To say that the Navajo nation would get $50 million is an impressive number. To say that there are 200,000 citizens of the Navajo nation subdues that dollar figure: it amounts to $250 per person per year. Surely there must be much better ways to get ample funding to the Navajo nation.

If the enthusiasm for coal still runs high in the Desert Rock area, there is a major opportunity available. Again, with proper incentives and very clearly defined rules of operation, an industrial consortium can be invited to establish a coal liquefaction and/or coal gasification plant in the area. This would bring the full-time jobs the Navajo nation sorely needs. And what is far more important, the full-time jobs would be of a much higher professional level. The Navajo nation would benefit immensely from the technical, vocational, professional and industrial educational skills required to operate this kind of operation. It has been seen in many parts of the world where the native population has benefited from a rise in educational opportunities, and with it has come commensurate gains in economic, family, and citizenship values.
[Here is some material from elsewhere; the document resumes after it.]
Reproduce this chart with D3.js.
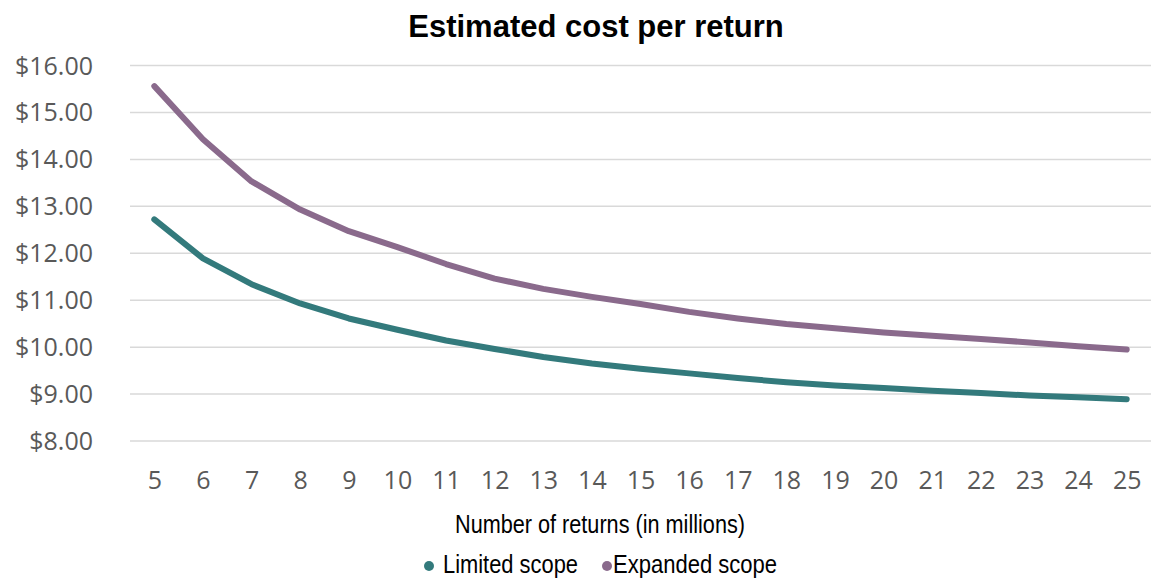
<!DOCTYPE html>
<html>
<head>
<meta charset="utf-8">
<script src="https://cdn.jsdelivr.net/npm/d3@7"></script>
<style>
  body { margin: 0; background: #fff; }
</style>
</head>
<body>
<div id="chart"></div>
<script>
// number of returns (millions)
const returns = [5, 6, 7, 8, 9, 10, 11, 12, 13, 14, 15, 16, 17, 18, 19, 20, 21, 22, 23, 24, 25];
const limitedScope = [12.71, 11.88, 11.33, 10.92, 10.60, 10.36, 10.13, 9.95, 9.78, 9.64, 9.53,
                      9.43, 9.33, 9.24, 9.17, 9.12, 9.06, 9.01, 8.96, 8.92, 8.88];
const expandedScope = [15.55, 14.42, 13.52, 12.92, 12.46, 12.12, 11.76, 11.45, 11.23, 11.06, 10.91,
                       10.74, 10.60, 10.48, 10.39, 10.30, 10.23, 10.16, 10.09, 10.01, 9.94];
const yTicks = [8, 9, 10, 11, 12, 13, 14, 15, 16];
const seriesNames = ["Limited scope", "Expanded scope"];

const width = 1151, height = 579;
const colors = { "Limited scope": "#337a7c", "Expanded scope": "#8a6a8c" };
const narrow = "'Liberation Sans Narrow', 'Arial Narrow', 'Liberation Sans', Arial, sans-serif";

const svg = d3.select("#chart").append("svg")
    .attr("width", width)
    .attr("height", height);

const x = d3.scalePoint()
    .domain(returns)
    .range([130, 1151])
    .padding(0.5);

const y = d3.scaleLinear()
    .domain([8, 16])
    .range([440.5, 65]);

// title
svg.append("text")
    .attr("x", 596)
    .attr("y", 37)
    .attr("text-anchor", "middle")
    .style("font-family", "'Liberation Sans', Arial, sans-serif")
    .style("font-weight", "bold")
    .style("font-size", "31px")
    .style("fill", "#000")
    .text("Estimated cost per return");

// gridlines + y labels
const yAxis = d3.axisLeft(y)
    .tickValues(yTicks)
    .tickSize(-(1151 - 130))
    .tickPadding(37)
    .tickFormat(d => "$" + d3.format(".2f")(d));

const gy = svg.append("g")
    .attr("transform", "translate(130,0)")
    .call(yAxis);
gy.select(".domain").remove();
gy.selectAll(".tick line")
    .attr("stroke", "#d9d9d9")
    .attr("stroke-width", 1.5);
gy.selectAll(".tick text")
    .attr("dy", "0.36em")
    .style("font-family", "'Open Sans', sans-serif")
    .style("font-size", "25px")
    .style("fill", "#595959");

// x labels
const xAxis = d3.axisBottom(x).tickSize(0).tickPadding(0);
const gx = svg.append("g")
    .attr("transform", "translate(0,471)")
    .call(xAxis);
gx.select(".domain").remove();
gx.selectAll(".tick text")
    .attr("dy", "0.71em")
    .style("font-family", "'Open Sans', sans-serif")
    .style("font-size", "25px")
    .style("fill", "#595959");

// axis title
svg.append("text")
    .attr("x", 600)
    .attr("y", 533)
    .attr("text-anchor", "middle")
    .style("font-family", narrow)
    .style("font-size", "25px")
    .style("fill", "#000")
    .attr("textLength", 290)
    .attr("lengthAdjust", "spacingAndGlyphs")
    .text("Number of returns (in millions)");

// lines
const line = d3.line()
    .x((d, i) => x(returns[i]))
    .y(d => y(d));

const series = [limitedScope, expandedScope];
series.forEach((vals, k) => {
    svg.append("path")
        .datum(vals)
        .attr("d", line)
        .attr("fill", "none")
        .attr("stroke", colors[seriesNames[k]])
        .attr("stroke-width", 6)
        .attr("stroke-linecap", "round")
        .attr("stroke-linejoin", "round");
});

// legend
const legendX = [429, 607];
const legendTextLen = [135, 164];
const legend = svg.append("g");
seriesNames.forEach((name, k) => {
    legend.append("circle")
        .attr("cx", legendX[k])
        .attr("cy", 566)
        .attr("r", 5)
        .attr("fill", colors[name]);
    legend.append("text")
        .attr("x", legendX[k] + (k === 0 ? 14 : 6))
        .attr("y", 573)
        .style("font-family", narrow)
        .style("font-size", "25px")
        .style("fill", "#000")
        .attr("textLength", legendTextLen[k])
        .attr("lengthAdjust", "spacingAndGlyphs")
        .text(name);
});
</script>
</body>
</html>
Posted by J W St Lauren | Report as abusive

The Navajo Nation will also be able to buy 25 percent of the company if it chooses, which would result in more revenue coming to our nation. We can become a rich nation by mining the coal for ourselves (25 percent investment could go along way), how much is the company project to make every year. The coal is gonna run out, and we need to use it to build our economy for our future generations of people, as the Navajo population is expected to increase to 1 million people in 2040 according to the tribe. We are what, 50 years away from the rest of the nation, and they are getting futhur away.

With the closure of the other mine back in 2005, our royalties was wiped out by 40 million, and times that by about 5 or 6, which could be 260 million dollars a year if we mine the coal for ourselves.